October 23, 2024
The site was built in the Shropshire Hills after an environmental assessment calculated the viability for renewable power, and will pump out 4G and 5G to EE customers in the area.
If there is insufficient renewable energy on tap and the battery runs dry – presumably on a day when there’s simultaneously no wind or sun – a generator powered by a ‘green fuel’ called Hydrotreated Vegetable Oil (HVO) kicks in to provide back-up power to the mast and charge to the batteries.
BT says it expects the site to deliver approximately 17,000kWh of wind and solar energy per year – the equivalent of 100,000 hot showers, it helpfully illustrates – and cost savings upwards of £10k.

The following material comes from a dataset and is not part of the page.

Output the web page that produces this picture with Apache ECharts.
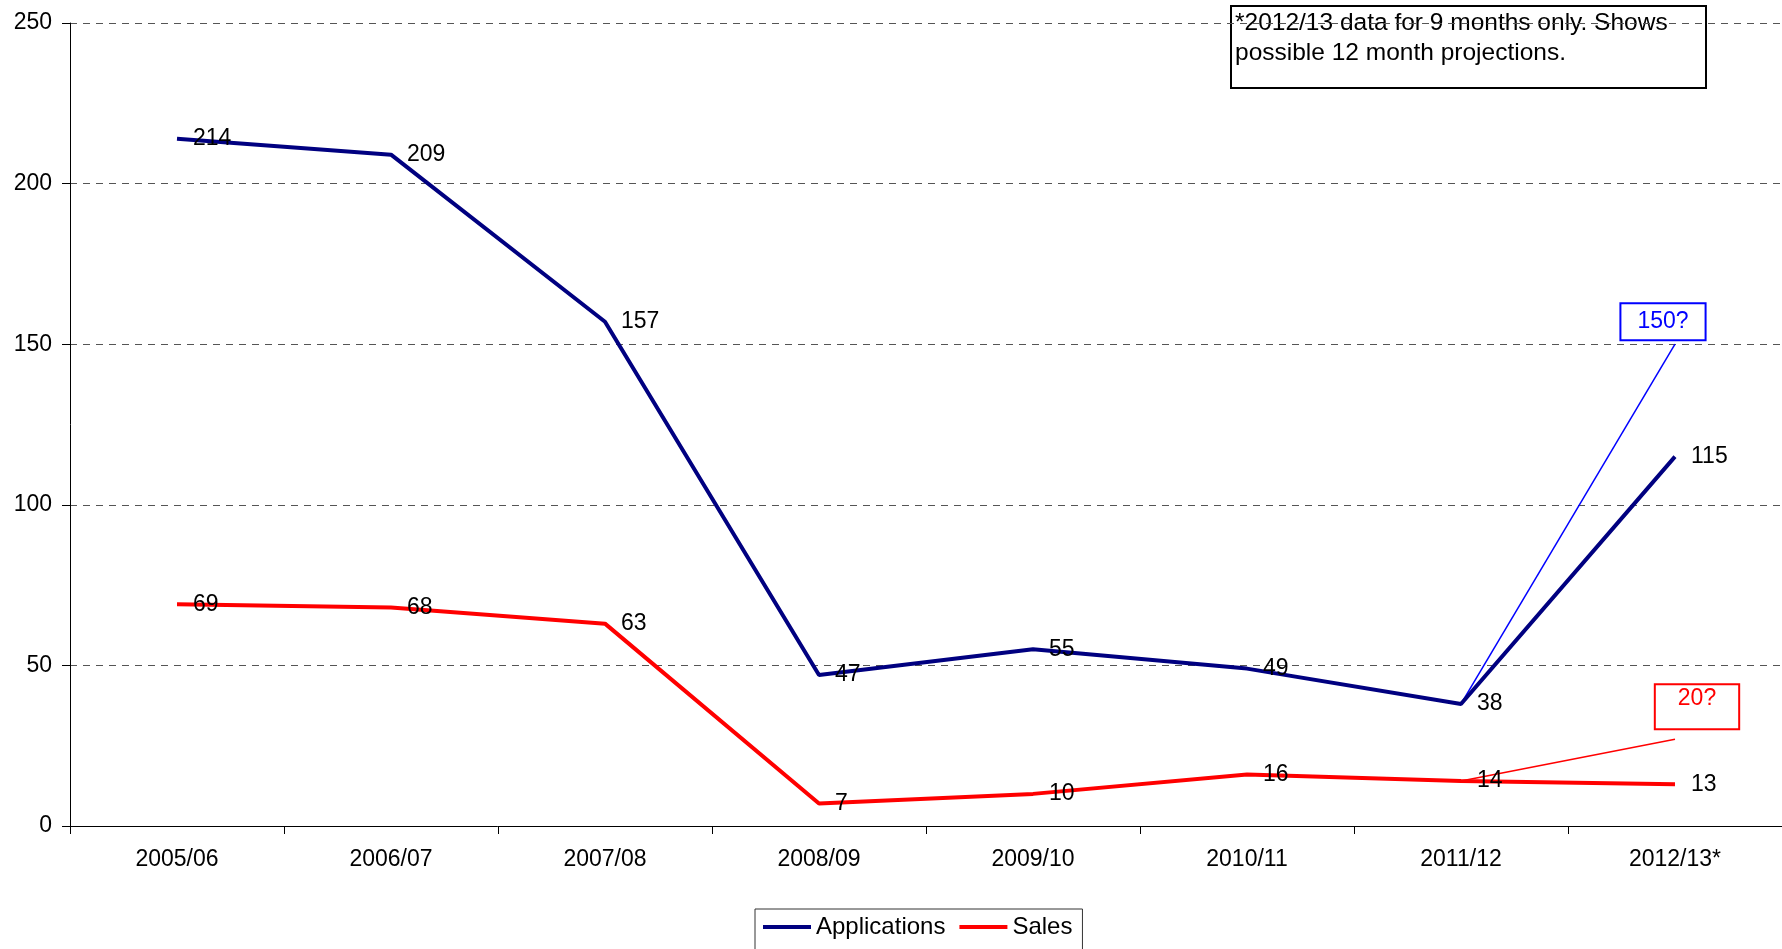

“Delivering ubiquitous coverage is critically important in an age where connectivity has never been so central to everyday life, but it absolutely must be done in a responsible and sustainable manner,” said Greg McCall, Chief Networks Officer, BT Group. “It’s paramount that we increase the energy-efficiency of our networks, and so we’re really excited about the potential of self-powering sites in enabling us to meet both our sustainability and connectivity ambitions.”
This site in the Shropshire Hills is a trial, but the telco group has already apparently identified hundreds of additional locations which have the potential to get their power via wind and solar as well, particularly in coastal or hilly locations, we’re told.
Vodafone got there a couple of years ago with a wind and solar powered 4G mast in Eglwyswrw, Wales, which it said at the time potentially removes the need for a connection to the national electricity grid.
Unsurprisingly BT is framing its self-powering tower trial firmly as a sustainability move, but with energy being is one of the biggest areas of cost operators have, presumably the prospect of powering parts of the network with self-sustaining wind turbines and solar panels instead of pulling from the grid won’t have been missed by the bean counters either.